Thursday, October 25, 2012

Those pesky third acts: MacLeod's NIGHT SESSIONS

A recommendation on the Magazine of Fantasy and Science Fiction forum led me to order from the library Ken MacLeod's science fiction novel Night Sessions. Knowing nothing of the book at the outset, I enjoyed having no clue as to its direction in the early chapters, in which, in the near future, a future of space elevators and sentient robots, a preacher to robots meets with fellow religious conservatives; English police investigate the possible murder (by bomb) of a Catholic priest; and a nature preserve in New Zealand hosts both a creationist dinosaur display and refugee robots.

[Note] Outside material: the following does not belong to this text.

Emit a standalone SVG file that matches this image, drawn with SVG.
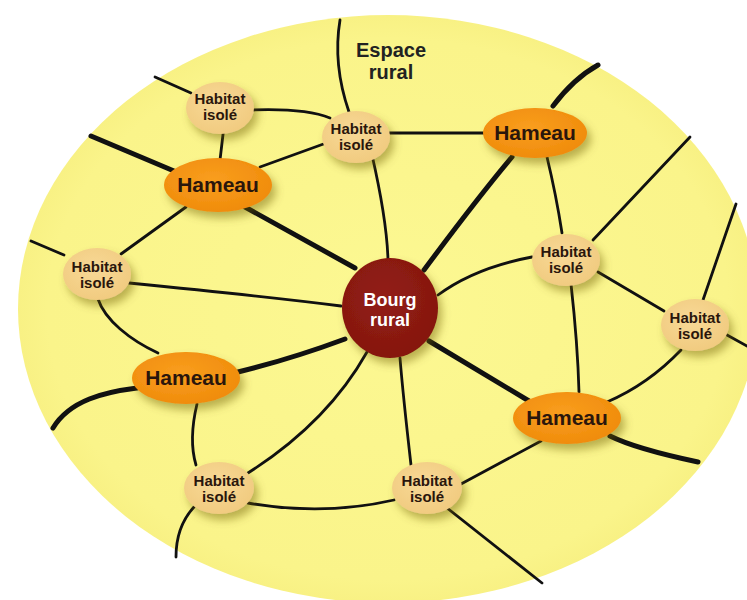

The book moves pretty quickly, and the writing is smart and interesting, so I flew through it. Though it seemed to have several possible directions it would take, the novel is largely a police procedural; unfortunately, our copper protagonist tends to be a step or two behind the reader at every point, so much of what transpires in the latter half of the book doesn't come as much of a surprise. Still, the plot does pull one along.

More compelling than the plot, though, are the novel's ideas and backstory. Whether you call them the Faith Wars or the Oil Wars, some tremendous conflict, centered at the biblically infamous plains of Megiddo, led to a clamp down on religious intensity in the U.S. and U.K. Churches still exist, but they have no part in public discourse; still, religious fundamentalism (of the Christian kind) continues to thrive in pockets. What MacLeod does well is provide credibility to characters who believe in a young Earth; they don't see themselves as anti-science, but as interpreting scientific data in a way biasing biblical rather than, say, Darwinian (or geologically commonsensical) conclusions. Another huge element in this world is the accidental sentience that's come to some of its robots, a sentience that has not only raised ethical problems but that has resulted in beings with their own existential and theological questions. MacLeod doesn't spend much time on this background material, letting us know what we need to know as the plot maintains pace. It's effectively done and leaves some areas to the imagination while also keeping us informed.

The novel's conclusion ties all the aforementioned elements together, but without the attendant drama the resulting events require. Some of it's exciting, but the truly big moments end up feeling small.

The biggest let-down comes in an area that, for much of the book, is well done: the theology. One of the major players in the tale, a man who preaches to robots, experiences a last-minute realization about the nature of the Bible because another character points out a single biblical contradiction. Given that the guy works at a creationist playland, he'd have to be aware of the obvious contradictions and inherent problems in the two side-by-side Genesis creation accounts and, presumably, have worked out some kind of double-think or intellectually dishonest set of logical steps to deal with those problems—just as every other biblical literalist has to do. That a single contradiction in the texts, undermining the notion of Moses' authorship of the Torah, would have such a devastating effect is an oddly clunky way for MacLeod to overturn this fellow's convictions, and the reversal feels as pat (and flat) as the rest of the conclusion.

Nevertheless, I want to praise what MacLeod has done well (and I understand he has several fine books): the novel contains interesting characters (though the robots tend to have more personality than the humans), the writing is smart and enjoyable, and the tale is built on thoughtful premises. I recommend the writer, and, had the ending felt less rushed, I would heartily recommend the book, which I can only laud in part.